Staff Writer
The International Air Transport Association (IATA) says governments are blocking US$1.2 billion in airline funds from repatriation as of the end of October.
The figure shows a small improvement of US$100 million since April, but 93% of the trapped funds remain in Africa and the Middle East.
IATA has urged governments to remove all restrictions on currency repatriation and allow airlines access to their revenues in US dollars. These revenues come from ticket sales, cargo sales and other activities and are protected under bilateral air service agreements and treaty commitments. Restrictions affecting airlines include delays in approval, inconsistent procedures, shortages of foreign exchange and limits imposed by authorities.
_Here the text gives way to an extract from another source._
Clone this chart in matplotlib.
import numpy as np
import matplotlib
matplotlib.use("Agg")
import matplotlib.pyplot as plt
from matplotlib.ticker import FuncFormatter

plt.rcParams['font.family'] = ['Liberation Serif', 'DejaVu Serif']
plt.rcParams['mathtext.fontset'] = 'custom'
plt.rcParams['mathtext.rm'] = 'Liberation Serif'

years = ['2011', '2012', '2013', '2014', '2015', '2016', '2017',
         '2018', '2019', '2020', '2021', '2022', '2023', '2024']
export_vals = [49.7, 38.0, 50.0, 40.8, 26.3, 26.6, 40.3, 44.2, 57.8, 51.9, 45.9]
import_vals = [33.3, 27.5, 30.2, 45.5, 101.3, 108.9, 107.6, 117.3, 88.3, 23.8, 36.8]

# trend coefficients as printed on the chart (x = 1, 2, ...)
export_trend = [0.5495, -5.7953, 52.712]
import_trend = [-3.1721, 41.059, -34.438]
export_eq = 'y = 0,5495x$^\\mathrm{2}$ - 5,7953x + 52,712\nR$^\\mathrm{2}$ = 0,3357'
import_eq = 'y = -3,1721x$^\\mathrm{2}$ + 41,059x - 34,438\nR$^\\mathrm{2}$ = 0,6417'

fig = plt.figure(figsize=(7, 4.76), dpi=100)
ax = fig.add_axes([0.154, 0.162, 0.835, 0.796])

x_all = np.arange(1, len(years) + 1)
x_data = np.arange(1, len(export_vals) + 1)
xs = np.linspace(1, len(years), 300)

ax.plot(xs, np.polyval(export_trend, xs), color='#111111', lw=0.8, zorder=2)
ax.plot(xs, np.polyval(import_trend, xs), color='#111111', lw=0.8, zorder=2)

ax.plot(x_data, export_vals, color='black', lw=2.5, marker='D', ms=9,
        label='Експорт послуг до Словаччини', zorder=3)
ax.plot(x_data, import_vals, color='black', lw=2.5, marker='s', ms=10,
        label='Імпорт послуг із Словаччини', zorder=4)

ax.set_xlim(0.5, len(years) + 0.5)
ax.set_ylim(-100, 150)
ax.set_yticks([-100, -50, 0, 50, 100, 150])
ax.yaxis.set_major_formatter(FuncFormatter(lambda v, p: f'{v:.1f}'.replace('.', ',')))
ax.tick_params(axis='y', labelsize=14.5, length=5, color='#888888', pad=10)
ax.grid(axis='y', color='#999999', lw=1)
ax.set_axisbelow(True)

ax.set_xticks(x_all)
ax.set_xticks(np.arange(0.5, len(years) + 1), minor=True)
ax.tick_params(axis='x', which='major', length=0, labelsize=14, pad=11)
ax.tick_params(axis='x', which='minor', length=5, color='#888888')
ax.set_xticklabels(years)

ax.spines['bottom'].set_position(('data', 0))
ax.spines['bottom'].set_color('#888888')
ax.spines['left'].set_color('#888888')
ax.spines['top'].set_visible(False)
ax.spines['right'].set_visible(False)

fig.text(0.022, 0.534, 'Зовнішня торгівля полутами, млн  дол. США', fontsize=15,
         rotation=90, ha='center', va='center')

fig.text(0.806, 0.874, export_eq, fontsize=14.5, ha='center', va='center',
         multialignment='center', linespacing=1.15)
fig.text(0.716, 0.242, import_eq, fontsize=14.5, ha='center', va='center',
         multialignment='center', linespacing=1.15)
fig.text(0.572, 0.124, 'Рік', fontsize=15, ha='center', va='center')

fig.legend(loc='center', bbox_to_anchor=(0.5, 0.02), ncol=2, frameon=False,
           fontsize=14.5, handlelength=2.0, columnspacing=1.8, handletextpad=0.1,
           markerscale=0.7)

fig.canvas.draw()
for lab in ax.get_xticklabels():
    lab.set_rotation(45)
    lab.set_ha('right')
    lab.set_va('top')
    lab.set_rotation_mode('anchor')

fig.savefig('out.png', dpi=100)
“Airlines need reliable access to their revenues in US dollars to keep operations running, pay their bills, and maintain vital air connectivity. Governments have committed to unfettered repatriation of funds in bilateral agreements. With low margins and significant dollar-denominated costs, airlines depend on governments fulfilling that commitment. It is also in the interest of governments to foster the economic catalyst that airlines provide by connecting their economies globally. That’s why we urge governments to facilitate the efficient repatriation of airline funds and prioritise this in foreign exchange allocations, even when currency is in short supply,” said Willie Walsh, IATA’s Director General.
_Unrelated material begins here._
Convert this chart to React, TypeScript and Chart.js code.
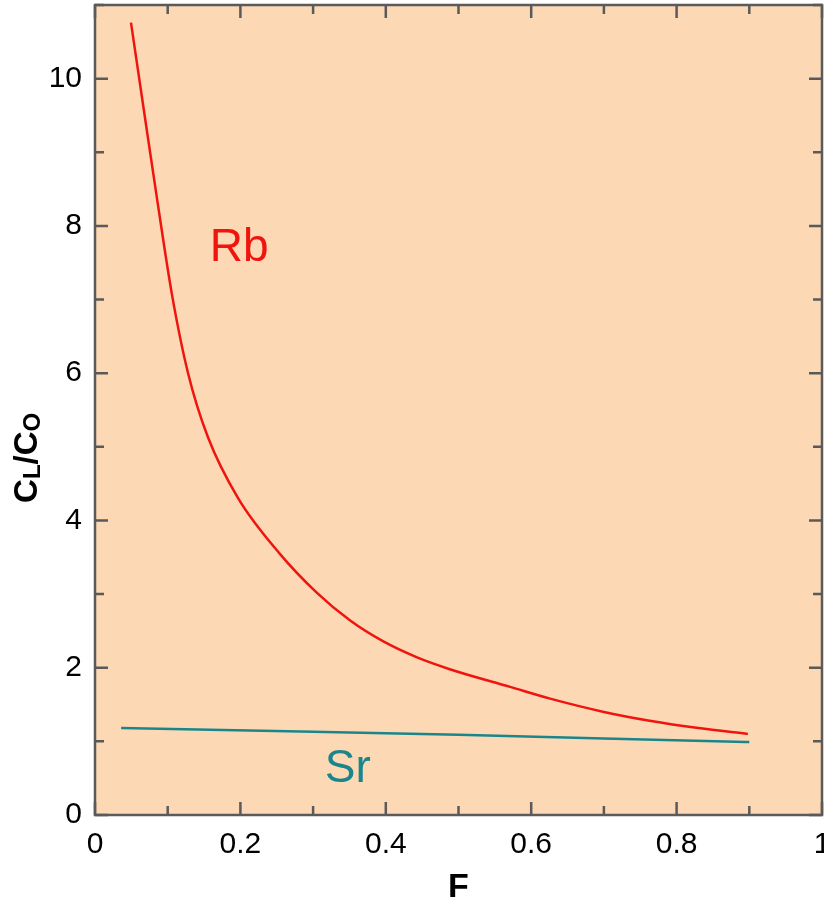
import React, { useEffect, useRef } from "react";
import { Chart, registerables } from "chart.js";

Chart.register(...registerables);

// Fraction of melt remaining F, and normalized liquid concentration C_L/C_O
const rbF = [0.0495, 0.0674, 0.0853, 0.106, 0.128, 0.155, 0.197, 0.254, 0.305, 0.351, 0.396, 0.443, 0.488, 0.571, 0.626, 0.7, 0.763, 0.83, 0.898];
const rbV = [10.76, 9.56, 8.37, 7.06, 6.0, 5.14, 4.3, 3.55, 3.02, 2.64, 2.36, 2.14, 1.98, 1.74, 1.58, 1.4, 1.28, 1.18, 1.1];
const srF = [0.036, 0.3, 0.5, 0.7, 0.9];
const srV = [1.18, 1.13, 1.09, 1.04, 0.99];

const xTicks = [0, 0.2, 0.4, 0.6, 0.8, 1];
const yTicks = [0, 2, 4, 6, 8, 10];
const xMinor = [0.1, 0.3, 0.5, 0.7, 0.9];
const yMinor = [1, 3, 5, 7, 9, 11];

const FONT = "'Liberation Sans', Arial, Helvetica, sans-serif";

const framePlugin = {
  id: "framePlugin",
  beforeDraw(chart: any) {
    const { ctx, chartArea: a } = chart;
    ctx.save();
    ctx.fillStyle = "#FCD9B4";
    ctx.fillRect(a.left, a.top, a.right - a.left, a.bottom - a.top);
    ctx.restore();
  },
  afterDraw(chart: any) {
    const { ctx, chartArea: a, scales } = chart;
    const xs = scales.x;
    const ys = scales.y;
    ctx.save();
    ctx.strokeStyle = "#5a5a5a";
    ctx.lineWidth = 2.5;
    ctx.lineCap = "butt";
    const major = 13;
    const minor = 9;
    const drawX = (v: number, len: number) => {
      const px = xs.getPixelForValue(v);
      ctx.beginPath();
      ctx.moveTo(px, a.bottom);
      ctx.lineTo(px, a.bottom - len);
      ctx.moveTo(px, a.top);
      ctx.lineTo(px, a.top + len);
      ctx.stroke();
    };
    const drawY = (v: number, len: number) => {
      const py = ys.getPixelForValue(v);
      ctx.beginPath();
      ctx.moveTo(a.left, py);
      ctx.lineTo(a.left + len, py);
      ctx.moveTo(a.right, py);
      ctx.lineTo(a.right - len, py);
      ctx.stroke();
    };
    xTicks.forEach((v) => drawX(v, major));
    xMinor.forEach((v) => drawX(v, minor));
    yTicks.forEach((v) => drawY(v, major));
    yMinor.forEach((v) => drawY(v, minor));
    ctx.strokeRect(a.left, a.top, a.right - a.left, a.bottom - a.top);

    // series labels
    ctx.textAlign = "left";
    ctx.textBaseline = "alphabetic";
    ctx.font = `46px ${FONT}`;
    ctx.fillStyle = "#F0140F";
    ctx.fillText("Rb", xs.getPixelForValue(0.158), ys.getPixelForValue(7.52));
    ctx.fillStyle = "#1A868C";
    ctx.fillText("Sr", xs.getPixelForValue(0.316), ys.getPixelForValue(0.45));

    // x title
    ctx.fillStyle = "#000";
    ctx.font = `bold 34px ${FONT}`;
    ctx.textAlign = "center";
    ctx.fillText("F", (a.left + a.right) / 2, 897);

    // y title with subscripts
    ctx.translate(37, ys.getPixelForValue(4.85));
    ctx.rotate(-Math.PI / 2);
    const big = `bold 33px ${FONT}`;
    const small = `bold 24px ${FONT}`;
    const parts: [string, string, number][] = [
      ["C", big, 0],
      ["L", small, 3],
      ["/", big, 0],
      ["C", big, 0],
      ["O", small, 3],
    ];
    let total = 0;
    parts.forEach(([t, f]) => {
      ctx.font = f;
      total += ctx.measureText(t).width;
    });
    let x = -total / 2;
    ctx.textAlign = "left";
    parts.forEach(([t, f, dy]) => {
      ctx.font = f;
      ctx.fillText(t, x, dy);
      x += ctx.measureText(t).width;
    });
    ctx.restore();
  },
};

export default function App() {
  const ref = useRef<HTMLCanvasElement | null>(null);
  useEffect(() => {
    document.body.style.margin = "0";
    const rb = rbF.map((f, i) => ({ x: f, y: rbV[i] }));
    const sr = srF.map((f, i) => ({ x: f, y: srV[i] }));
    const chart = new Chart(ref.current as HTMLCanvasElement, {
      type: "scatter",
      data: {
        datasets: [
          {
            label: "Rb",
            data: rb,
            showLine: true,
            borderColor: "#F0140F",
            borderWidth: 2.5,
            pointRadius: 0,
            cubicInterpolationMode: "monotone",
          },
          {
            label: "Sr",
            data: sr,
            showLine: true,
            borderColor: "#1A868C",
            borderWidth: 2.5,
            pointRadius: 0,
            cubicInterpolationMode: "monotone",
          },
        ],
      },
      options: {
        responsive: false,
        animation: false,
        layout: { padding: { top: 5, right: 2, left: 0, bottom: 0 } },
        plugins: { legend: { display: false }, tooltip: { enabled: false } },
        scales: {
          x: {
            type: "linear",
            min: 0,
            max: 1,
            afterFit: (s: any) => {
              s.height = 86;
              s.paddingLeft = 0;
              s.paddingRight = 0;
            },
            afterBuildTicks: (s: any) => {
              s.ticks = xTicks.map((v) => ({ value: v }));
            },
            grid: { display: false, drawTicks: false },
            border: { display: false },
            ticks: {
              padding: 12,
              color: "#000",
              font: { family: FONT, size: 30 },
              maxRotation: 0,
              callback: (v: any) => String(v),
            },
          },
          y: {
            type: "linear",
            min: 0,
            max: 11,
            afterFit: (s: any) => {
              s.width = 95;
              s.paddingTop = 0;
              s.paddingBottom = 0;
            },
            afterBuildTicks: (s: any) => {
              s.ticks = yTicks.map((v) => ({ value: v }));
            },
            grid: { display: false, drawTicks: false },
            border: { display: false },
            ticks: {
              padding: 13,
              color: "#000",
              font: { family: FONT, size: 30 },
              callback: (v: any) => String(v),
            },
          },
        },
      },
      plugins: [framePlugin],
    } as any);
    return () => chart.destroy();
  }, []);
  return <canvas ref={ref} width={824} height={901} style={{ display: "block" }} />;
}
Ten countries across Africa, the Middle East, and South Asia account for 89% of the blocked funds, totalling US$1.08 billion. These countries include Algeria, Lebanon, Mozambique, Angola, Eritrea, Zimbabwe, Ethiopia, Pakistan and Bangladesh.
Algeria is now at the top of the list after reporting significant increases linked to a new approval requirement from the Ministry of Trade, adding to already heavy documentation demands. IATA has urged the Algerian government to remove unnecessary processes.
Blocked funds in the XAF Zone—Cameroon, the Central African Republic, Chad, the Republic of the Congo, Equatorial Guinea, and Gabon—have slightly decreased from US$191 million in April, but airlines still face challenges securing approvals despite filing the required documents.
“Political and economic instability are key drivers of currency restrictions across Africa and the Middle East, resulting in large sums of blocked funds. We recognise that allocation of foreign exchange is a difficult policy decision, but the long-term benefits for the economy and jobs outweigh short-term financial relief,” Walsh added.